• Work instructions:
Quote every line below exactly and skip any picture.

• Data segment:
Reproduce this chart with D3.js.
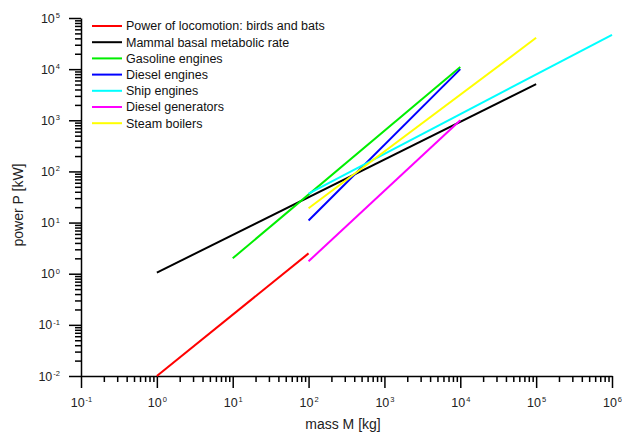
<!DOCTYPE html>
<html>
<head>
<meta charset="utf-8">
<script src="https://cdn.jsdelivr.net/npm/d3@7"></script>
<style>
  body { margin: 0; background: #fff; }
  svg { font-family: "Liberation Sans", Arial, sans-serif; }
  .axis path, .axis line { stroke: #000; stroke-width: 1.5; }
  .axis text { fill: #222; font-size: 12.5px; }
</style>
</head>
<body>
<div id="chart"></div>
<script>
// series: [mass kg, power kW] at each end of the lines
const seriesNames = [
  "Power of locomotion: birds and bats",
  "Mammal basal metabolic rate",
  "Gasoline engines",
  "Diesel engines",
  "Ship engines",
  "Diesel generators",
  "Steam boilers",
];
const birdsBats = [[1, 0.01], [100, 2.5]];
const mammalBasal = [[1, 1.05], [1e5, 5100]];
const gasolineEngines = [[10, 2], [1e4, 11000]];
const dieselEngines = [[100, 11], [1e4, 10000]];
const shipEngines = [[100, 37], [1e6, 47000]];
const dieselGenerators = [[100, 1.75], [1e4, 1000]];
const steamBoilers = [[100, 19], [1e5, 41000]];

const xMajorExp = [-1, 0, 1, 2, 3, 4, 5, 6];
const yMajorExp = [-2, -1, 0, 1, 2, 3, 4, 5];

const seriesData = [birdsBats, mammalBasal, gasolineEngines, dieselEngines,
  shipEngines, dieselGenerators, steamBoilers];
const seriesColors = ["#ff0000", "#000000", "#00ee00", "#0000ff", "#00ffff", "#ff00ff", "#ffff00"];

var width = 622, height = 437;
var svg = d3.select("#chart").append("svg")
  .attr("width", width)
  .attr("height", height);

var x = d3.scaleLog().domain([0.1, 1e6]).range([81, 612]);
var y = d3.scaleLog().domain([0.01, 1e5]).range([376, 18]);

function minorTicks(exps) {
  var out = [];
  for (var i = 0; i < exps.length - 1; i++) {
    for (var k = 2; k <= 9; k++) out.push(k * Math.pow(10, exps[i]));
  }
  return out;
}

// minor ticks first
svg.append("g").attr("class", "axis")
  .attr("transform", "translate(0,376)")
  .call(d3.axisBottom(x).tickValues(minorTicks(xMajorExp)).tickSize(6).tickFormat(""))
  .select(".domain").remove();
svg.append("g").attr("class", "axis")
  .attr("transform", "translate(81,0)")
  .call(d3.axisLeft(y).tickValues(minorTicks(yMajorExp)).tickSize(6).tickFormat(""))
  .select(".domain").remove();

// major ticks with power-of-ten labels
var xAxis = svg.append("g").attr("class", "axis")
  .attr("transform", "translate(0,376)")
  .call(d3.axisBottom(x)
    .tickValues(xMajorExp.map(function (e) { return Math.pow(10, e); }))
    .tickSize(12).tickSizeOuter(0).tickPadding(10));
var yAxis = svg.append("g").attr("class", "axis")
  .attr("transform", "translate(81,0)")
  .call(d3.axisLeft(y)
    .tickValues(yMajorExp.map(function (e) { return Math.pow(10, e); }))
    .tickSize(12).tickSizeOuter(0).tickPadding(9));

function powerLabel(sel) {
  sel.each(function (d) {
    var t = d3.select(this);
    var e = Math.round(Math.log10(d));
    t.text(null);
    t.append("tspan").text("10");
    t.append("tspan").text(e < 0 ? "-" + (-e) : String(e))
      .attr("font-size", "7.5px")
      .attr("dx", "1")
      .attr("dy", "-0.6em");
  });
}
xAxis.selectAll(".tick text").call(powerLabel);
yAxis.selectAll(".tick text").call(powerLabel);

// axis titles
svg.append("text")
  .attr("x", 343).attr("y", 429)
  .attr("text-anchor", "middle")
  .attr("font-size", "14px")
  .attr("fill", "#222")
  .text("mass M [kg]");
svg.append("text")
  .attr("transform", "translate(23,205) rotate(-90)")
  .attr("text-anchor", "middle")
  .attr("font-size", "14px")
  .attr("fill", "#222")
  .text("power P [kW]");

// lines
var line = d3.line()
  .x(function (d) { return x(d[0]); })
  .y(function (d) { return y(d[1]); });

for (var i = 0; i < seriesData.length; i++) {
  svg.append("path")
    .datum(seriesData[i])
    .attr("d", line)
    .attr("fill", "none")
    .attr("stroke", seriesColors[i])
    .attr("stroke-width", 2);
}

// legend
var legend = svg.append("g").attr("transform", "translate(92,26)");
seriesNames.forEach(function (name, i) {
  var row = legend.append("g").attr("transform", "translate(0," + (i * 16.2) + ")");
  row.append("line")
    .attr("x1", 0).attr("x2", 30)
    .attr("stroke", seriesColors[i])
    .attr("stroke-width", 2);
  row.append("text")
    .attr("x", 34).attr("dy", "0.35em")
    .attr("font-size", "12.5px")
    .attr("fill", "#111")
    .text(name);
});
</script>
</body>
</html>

• Task answer:
Reproduce this chart with D3.js.
<!DOCTYPE html>
<html>
<head>
<meta charset="utf-8">
<script src="https://cdn.jsdelivr.net/npm/d3@7"></script>
<style>
  body { margin: 0; background: #fff; }
  svg { font-family: "Liberation Sans", Arial, sans-serif; }
  .axis path, .axis line { stroke: #000; stroke-width: 1.5; }
  .axis text { fill: #222; font-size: 12.5px; }
</style>
</head>
<body>
<div id="chart"></div>
<script>
// series: [mass kg, power kW] at each end of the lines
const seriesNames = [
  "Power of locomotion: birds and bats",
  "Mammal basal metabolic rate",
  "Gasoline engines",
  "Diesel engines",
  "Ship engines",
  "Diesel generators",
  "Steam boilers",
];
const birdsBats = [[1, 0.01], [100, 2.5]];
const mammalBasal = [[1, 1.05], [1e5, 5100]];
const gasolineEngines = [[10, 2], [1e4, 11000]];
const dieselEngines = [[100, 11], [1e4, 10000]];
const shipEngines = [[100, 37], [1e6, 47000]];
const dieselGenerators = [[100, 1.75], [1e4, 1000]];
const steamBoilers = [[100, 19], [1e5, 41000]];

const xMajorExp = [-1, 0, 1, 2, 3, 4, 5, 6];
const yMajorExp = [-2, -1, 0, 1, 2, 3, 4, 5];

const seriesData = [birdsBats, mammalBasal, gasolineEngines, dieselEngines,
  shipEngines, dieselGenerators, steamBoilers];
const seriesColors = ["#ff0000", "#000000", "#00ee00", "#0000ff", "#00ffff", "#ff00ff", "#ffff00"];

var width = 622, height = 437;
var svg = d3.select("#chart").append("svg")
  .attr("width", width)
  .attr("height", height);

var x = d3.scaleLog().domain([0.1, 1e6]).range([81, 612]);
var y = d3.scaleLog().domain([0.01, 1e5]).range([376, 18]);

function minorTicks(exps) {
  var out = [];
  for (var i = 0; i < exps.length - 1; i++) {
    for (var k = 2; k <= 9; k++) out.push(k * Math.pow(10, exps[i]));
  }
  return out;
}

// minor ticks first
svg.append("g").attr("class", "axis")
  .attr("transform", "translate(0,376)")
  .call(d3.axisBottom(x).tickValues(minorTicks(xMajorExp)).tickSize(6).tickFormat(""))
  .select(".domain").remove();
svg.append("g").attr("class", "axis")
  .attr("transform", "translate(81,0)")
  .call(d3.axisLeft(y).tickValues(minorTicks(yMajorExp)).tickSize(6).tickFormat(""))
  .select(".domain").remove();

// major ticks with power-of-ten labels
var xAxis = svg.append("g").attr("class", "axis")
  .attr("transform", "translate(0,376)")
  .call(d3.axisBottom(x)
    .tickValues(xMajorExp.map(function (e) { return Math.pow(10, e); }))
    .tickSize(12).tickSizeOuter(0).tickPadding(10));
var yAxis = svg.append("g").attr("class", "axis")
  .attr("transform", "translate(81,0)")
  .call(d3.axisLeft(y)
    .tickValues(yMajorExp.map(function (e) { return Math.pow(10, e); }))
    .tickSize(12).tickSizeOuter(0).tickPadding(9));

function powerLabel(sel) {
  sel.each(function (d) {
    var t = d3.select(this);
    var e = Math.round(Math.log10(d));
    t.text(null);
    t.append("tspan").text("10");
    t.append("tspan").text(e < 0 ? "-" + (-e) : String(e))
      .attr("font-size", "7.5px")
      .attr("dx", "1")
      .attr("dy", "-0.6em");
  });
}
xAxis.selectAll(".tick text").call(powerLabel);
yAxis.selectAll(".tick text").call(powerLabel);

// axis titles
svg.append("text")
  .attr("x", 343).attr("y", 429)
  .attr("text-anchor", "middle")
  .attr("font-size", "14px")
  .attr("fill", "#222")
  .text("mass M [kg]");
svg.append("text")
  .attr("transform", "translate(23,205) rotate(-90)")
  .attr("text-anchor", "middle")
  .attr("font-size", "14px")
  .attr("fill", "#222")
  .text("power P [kW]");

// lines
var line = d3.line()
  .x(function (d) { return x(d[0]); })
  .y(function (d) { return y(d[1]); });

for (var i = 0; i < seriesData.length; i++) {
  svg.append("path")
    .datum(seriesData[i])
    .attr("d", line)
    .attr("fill", "none")
    .attr("stroke", seriesColors[i])
    .attr("stroke-width", 2);
}

// legend
var legend = svg.append("g").attr("transform", "translate(92,26)");
seriesNames.forEach(function (name, i) {
  var row = legend.append("g").attr("transform", "translate(0," + (i * 16.2) + ")");
  row.append("line")
    .attr("x1", 0).attr("x2", 30)
    .attr("stroke", seriesColors[i])
    .attr("stroke-width", 2);
  row.append("text")
    .attr("x", 34).attr("dy", "0.35em")
    .attr("font-size", "12.5px")
    .attr("fill", "#111")
    .text(name);
});
</script>
</body>
</html>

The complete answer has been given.